Extracted data -
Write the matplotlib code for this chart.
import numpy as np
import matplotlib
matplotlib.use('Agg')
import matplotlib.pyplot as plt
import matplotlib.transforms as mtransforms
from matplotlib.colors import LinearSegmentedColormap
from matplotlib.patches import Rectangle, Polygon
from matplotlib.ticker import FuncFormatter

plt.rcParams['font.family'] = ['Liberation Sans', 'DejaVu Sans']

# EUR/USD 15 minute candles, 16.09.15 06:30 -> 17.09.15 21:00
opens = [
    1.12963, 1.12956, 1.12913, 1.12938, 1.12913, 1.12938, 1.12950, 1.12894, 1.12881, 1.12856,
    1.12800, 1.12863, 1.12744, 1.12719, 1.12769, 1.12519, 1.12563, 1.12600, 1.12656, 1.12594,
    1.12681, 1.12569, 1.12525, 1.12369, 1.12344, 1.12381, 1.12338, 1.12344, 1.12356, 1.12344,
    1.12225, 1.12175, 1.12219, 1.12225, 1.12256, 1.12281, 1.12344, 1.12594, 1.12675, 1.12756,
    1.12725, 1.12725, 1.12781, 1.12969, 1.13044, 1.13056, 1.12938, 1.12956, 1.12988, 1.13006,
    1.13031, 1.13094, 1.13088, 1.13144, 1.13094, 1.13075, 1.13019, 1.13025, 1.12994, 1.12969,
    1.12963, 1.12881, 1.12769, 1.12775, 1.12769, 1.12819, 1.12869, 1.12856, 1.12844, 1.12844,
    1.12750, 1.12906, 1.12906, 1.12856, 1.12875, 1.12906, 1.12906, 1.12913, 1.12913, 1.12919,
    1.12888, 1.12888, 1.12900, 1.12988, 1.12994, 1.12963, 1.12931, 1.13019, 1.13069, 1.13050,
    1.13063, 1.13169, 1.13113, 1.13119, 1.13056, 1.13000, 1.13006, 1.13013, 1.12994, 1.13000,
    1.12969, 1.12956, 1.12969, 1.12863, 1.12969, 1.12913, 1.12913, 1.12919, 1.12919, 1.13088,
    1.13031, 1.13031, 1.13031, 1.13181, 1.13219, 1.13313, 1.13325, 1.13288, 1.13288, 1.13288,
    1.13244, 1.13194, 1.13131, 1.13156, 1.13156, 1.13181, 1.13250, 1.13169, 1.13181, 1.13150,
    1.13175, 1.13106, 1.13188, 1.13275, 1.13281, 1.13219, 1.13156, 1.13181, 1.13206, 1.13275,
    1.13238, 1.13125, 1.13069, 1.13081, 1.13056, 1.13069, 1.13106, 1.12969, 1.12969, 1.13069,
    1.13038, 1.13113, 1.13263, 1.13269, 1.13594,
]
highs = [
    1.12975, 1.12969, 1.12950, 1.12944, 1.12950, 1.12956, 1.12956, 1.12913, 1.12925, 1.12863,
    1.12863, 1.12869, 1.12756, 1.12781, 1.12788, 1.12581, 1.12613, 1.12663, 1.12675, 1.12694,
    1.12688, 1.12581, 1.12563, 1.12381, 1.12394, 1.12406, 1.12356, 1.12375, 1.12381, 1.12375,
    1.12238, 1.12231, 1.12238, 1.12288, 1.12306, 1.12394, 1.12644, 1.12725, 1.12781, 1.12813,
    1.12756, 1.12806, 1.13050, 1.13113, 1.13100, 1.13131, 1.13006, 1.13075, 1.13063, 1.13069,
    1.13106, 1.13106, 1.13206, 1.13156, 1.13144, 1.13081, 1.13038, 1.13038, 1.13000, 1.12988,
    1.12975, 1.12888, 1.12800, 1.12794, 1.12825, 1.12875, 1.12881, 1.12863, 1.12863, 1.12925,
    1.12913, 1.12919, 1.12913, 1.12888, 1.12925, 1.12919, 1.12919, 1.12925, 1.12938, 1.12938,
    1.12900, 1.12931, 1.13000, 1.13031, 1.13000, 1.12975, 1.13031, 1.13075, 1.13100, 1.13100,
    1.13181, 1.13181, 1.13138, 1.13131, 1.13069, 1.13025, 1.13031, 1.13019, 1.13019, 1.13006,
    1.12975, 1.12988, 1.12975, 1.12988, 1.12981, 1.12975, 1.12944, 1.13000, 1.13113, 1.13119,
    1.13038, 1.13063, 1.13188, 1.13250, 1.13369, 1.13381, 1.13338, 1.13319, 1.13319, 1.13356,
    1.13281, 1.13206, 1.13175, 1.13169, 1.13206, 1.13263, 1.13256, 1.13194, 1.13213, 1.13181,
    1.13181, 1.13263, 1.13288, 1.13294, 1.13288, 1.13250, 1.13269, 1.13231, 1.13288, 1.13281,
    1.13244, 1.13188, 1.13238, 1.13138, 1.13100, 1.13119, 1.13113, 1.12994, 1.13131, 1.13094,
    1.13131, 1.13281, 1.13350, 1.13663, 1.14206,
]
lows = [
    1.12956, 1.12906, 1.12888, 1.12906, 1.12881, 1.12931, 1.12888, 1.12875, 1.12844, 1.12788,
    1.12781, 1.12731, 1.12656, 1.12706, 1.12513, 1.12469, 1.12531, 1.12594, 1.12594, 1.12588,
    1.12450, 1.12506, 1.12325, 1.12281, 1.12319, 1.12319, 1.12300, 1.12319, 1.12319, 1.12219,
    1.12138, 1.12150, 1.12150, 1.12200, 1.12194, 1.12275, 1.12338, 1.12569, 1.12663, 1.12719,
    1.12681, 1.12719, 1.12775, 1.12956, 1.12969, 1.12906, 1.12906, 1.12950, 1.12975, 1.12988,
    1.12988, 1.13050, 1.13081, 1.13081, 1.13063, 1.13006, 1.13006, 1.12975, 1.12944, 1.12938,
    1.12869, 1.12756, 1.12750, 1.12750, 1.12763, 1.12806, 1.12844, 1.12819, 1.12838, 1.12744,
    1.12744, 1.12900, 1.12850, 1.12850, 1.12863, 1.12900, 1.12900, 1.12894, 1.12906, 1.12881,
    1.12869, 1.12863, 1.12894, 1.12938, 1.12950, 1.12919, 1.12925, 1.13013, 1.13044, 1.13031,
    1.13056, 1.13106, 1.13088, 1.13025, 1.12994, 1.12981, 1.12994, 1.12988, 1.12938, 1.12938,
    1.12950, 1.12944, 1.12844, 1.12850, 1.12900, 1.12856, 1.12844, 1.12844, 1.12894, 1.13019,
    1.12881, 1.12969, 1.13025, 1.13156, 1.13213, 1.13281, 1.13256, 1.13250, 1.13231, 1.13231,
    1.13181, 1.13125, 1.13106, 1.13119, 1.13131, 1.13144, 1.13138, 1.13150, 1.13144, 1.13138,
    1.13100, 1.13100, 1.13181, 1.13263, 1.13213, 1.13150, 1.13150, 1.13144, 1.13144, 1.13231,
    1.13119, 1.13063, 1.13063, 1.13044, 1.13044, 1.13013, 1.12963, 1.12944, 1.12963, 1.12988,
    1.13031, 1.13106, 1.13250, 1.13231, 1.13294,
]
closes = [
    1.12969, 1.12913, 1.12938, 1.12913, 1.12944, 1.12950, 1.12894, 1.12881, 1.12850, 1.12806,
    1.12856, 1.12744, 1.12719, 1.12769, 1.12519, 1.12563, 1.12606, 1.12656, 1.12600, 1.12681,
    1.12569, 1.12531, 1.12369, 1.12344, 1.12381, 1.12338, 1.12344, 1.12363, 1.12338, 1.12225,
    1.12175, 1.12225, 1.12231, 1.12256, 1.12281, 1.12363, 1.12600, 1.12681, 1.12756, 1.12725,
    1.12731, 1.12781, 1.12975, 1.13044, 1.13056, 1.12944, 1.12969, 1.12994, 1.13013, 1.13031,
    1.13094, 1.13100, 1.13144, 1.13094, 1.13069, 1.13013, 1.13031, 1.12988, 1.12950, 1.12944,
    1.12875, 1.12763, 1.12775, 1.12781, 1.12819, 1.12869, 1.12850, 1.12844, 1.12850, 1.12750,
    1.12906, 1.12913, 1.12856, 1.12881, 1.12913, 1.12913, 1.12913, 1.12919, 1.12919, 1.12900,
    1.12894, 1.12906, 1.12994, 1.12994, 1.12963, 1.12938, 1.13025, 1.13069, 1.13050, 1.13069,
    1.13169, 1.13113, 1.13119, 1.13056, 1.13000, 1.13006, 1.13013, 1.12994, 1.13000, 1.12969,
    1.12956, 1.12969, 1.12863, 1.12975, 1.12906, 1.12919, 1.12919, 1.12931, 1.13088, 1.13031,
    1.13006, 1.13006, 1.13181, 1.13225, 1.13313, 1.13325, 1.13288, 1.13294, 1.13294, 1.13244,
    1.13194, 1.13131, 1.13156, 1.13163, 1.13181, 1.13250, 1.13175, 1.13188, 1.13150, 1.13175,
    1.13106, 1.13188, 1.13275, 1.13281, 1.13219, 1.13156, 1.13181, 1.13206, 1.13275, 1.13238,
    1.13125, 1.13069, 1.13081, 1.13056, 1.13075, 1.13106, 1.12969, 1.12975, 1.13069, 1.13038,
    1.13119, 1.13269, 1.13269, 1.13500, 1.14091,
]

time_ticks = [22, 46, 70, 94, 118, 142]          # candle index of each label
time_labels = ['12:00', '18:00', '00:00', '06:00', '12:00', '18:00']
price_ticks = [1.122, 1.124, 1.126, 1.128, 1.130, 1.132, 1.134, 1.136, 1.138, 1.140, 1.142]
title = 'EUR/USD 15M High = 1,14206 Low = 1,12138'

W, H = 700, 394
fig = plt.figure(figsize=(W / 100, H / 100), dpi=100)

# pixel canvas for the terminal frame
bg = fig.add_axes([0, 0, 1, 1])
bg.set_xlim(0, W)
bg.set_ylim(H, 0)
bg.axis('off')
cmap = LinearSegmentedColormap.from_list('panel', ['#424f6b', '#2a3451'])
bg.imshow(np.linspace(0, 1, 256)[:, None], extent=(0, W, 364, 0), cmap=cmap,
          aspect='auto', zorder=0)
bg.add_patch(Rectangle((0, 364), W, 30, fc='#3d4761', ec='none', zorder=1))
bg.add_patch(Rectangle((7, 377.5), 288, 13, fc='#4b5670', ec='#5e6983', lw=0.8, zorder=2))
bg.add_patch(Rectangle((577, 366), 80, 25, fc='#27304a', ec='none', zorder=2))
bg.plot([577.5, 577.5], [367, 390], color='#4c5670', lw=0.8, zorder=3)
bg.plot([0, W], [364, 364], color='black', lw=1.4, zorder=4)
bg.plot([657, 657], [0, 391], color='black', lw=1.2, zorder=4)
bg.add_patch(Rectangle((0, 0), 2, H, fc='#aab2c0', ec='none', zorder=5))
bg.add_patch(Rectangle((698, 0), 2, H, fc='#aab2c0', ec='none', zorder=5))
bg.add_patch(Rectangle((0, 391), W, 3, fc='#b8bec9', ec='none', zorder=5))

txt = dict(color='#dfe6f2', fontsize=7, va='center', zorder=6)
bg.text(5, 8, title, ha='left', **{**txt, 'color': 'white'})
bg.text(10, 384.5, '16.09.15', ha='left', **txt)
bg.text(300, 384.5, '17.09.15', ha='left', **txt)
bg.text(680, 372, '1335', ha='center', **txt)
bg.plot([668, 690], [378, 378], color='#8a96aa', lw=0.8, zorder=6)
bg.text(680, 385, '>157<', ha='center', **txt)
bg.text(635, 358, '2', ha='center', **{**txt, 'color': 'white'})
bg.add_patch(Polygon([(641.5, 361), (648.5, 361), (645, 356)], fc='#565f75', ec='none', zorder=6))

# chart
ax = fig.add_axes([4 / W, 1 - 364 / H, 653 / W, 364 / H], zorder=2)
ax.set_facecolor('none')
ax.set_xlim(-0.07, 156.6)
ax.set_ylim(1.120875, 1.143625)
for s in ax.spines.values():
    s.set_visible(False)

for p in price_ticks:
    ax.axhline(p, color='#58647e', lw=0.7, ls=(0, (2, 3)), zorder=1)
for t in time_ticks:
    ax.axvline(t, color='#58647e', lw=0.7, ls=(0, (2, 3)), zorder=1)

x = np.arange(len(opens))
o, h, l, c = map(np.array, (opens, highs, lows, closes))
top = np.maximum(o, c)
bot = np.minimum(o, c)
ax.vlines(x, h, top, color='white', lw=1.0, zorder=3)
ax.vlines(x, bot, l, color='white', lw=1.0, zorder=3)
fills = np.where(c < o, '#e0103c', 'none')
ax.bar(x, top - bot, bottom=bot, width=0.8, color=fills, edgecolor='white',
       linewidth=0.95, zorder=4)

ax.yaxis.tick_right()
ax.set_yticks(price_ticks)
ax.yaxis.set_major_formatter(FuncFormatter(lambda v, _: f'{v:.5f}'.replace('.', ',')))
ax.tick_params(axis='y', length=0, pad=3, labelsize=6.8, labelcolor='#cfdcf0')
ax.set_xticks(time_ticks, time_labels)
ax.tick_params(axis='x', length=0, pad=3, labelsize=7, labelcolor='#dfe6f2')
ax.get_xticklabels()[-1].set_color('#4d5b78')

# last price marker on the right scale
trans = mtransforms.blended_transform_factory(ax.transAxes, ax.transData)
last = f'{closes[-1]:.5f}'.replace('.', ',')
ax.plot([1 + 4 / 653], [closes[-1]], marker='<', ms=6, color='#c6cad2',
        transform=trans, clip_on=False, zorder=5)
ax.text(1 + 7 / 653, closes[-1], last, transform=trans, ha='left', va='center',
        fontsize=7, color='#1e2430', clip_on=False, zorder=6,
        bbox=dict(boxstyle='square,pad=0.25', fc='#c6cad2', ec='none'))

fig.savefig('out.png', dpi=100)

* * *

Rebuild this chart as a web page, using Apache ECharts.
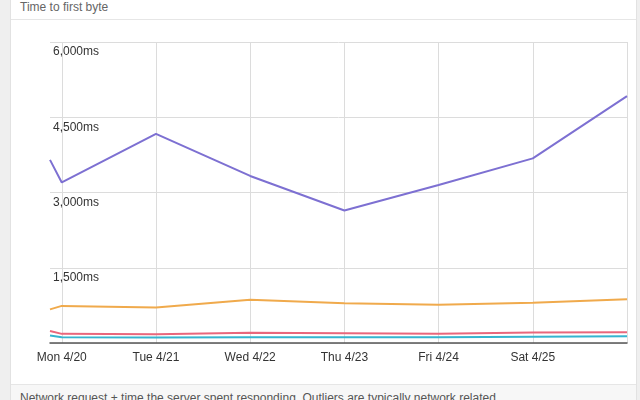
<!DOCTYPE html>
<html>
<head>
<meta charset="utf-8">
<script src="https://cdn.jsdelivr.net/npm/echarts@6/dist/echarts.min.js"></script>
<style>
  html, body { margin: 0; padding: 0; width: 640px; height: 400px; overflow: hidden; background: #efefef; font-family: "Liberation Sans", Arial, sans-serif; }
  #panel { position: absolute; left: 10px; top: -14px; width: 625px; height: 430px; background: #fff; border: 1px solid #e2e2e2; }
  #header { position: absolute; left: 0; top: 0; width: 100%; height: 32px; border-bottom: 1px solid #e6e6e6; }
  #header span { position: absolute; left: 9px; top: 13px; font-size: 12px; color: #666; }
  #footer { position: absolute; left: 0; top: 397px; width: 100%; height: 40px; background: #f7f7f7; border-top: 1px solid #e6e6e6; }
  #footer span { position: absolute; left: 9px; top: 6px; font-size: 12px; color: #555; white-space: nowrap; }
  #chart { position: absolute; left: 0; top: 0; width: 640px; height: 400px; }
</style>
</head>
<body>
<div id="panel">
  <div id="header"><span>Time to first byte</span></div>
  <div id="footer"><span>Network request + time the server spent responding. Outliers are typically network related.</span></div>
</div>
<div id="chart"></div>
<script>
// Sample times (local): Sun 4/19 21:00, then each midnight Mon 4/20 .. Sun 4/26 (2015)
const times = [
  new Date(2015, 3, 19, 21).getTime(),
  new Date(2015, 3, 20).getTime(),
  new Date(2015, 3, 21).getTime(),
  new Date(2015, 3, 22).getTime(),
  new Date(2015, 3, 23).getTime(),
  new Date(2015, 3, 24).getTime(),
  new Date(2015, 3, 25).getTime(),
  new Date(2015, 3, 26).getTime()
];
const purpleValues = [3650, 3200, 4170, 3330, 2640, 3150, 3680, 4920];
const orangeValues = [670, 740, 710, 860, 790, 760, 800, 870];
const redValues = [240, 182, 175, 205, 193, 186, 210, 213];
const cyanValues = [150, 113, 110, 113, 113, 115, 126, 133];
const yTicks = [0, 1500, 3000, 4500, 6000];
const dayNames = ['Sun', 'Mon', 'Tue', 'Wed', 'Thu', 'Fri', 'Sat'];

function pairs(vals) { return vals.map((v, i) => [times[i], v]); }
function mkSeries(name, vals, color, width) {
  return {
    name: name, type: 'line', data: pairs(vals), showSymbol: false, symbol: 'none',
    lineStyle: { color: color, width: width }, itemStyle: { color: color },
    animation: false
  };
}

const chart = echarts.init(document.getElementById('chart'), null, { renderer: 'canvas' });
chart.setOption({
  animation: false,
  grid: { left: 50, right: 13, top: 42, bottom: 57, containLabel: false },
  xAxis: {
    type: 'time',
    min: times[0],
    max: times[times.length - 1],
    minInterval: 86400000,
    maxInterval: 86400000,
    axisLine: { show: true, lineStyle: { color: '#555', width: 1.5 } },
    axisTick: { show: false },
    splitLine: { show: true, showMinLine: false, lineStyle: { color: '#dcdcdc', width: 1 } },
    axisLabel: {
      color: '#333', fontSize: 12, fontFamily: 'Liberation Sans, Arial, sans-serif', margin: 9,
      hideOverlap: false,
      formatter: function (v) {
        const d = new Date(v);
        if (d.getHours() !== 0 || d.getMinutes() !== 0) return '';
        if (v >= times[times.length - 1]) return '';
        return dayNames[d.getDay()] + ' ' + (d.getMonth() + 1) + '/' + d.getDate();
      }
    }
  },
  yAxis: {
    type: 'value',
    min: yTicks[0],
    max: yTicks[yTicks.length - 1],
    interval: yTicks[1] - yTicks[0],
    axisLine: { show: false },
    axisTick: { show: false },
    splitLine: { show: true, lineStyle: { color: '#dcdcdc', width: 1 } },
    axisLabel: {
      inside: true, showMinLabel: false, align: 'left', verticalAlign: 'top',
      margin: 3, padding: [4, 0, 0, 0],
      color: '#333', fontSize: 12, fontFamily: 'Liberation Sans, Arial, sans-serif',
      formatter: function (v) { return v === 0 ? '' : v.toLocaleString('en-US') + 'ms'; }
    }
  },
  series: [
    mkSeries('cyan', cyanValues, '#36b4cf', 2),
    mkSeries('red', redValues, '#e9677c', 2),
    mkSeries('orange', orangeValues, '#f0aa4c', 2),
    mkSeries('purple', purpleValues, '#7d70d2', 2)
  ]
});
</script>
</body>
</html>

The exercise -
Pick out the lines that contain "this" and copy them.

Task response -
Write the matplotlib code for this chart.
Rebuild this chart as a web page, using Apache ECharts.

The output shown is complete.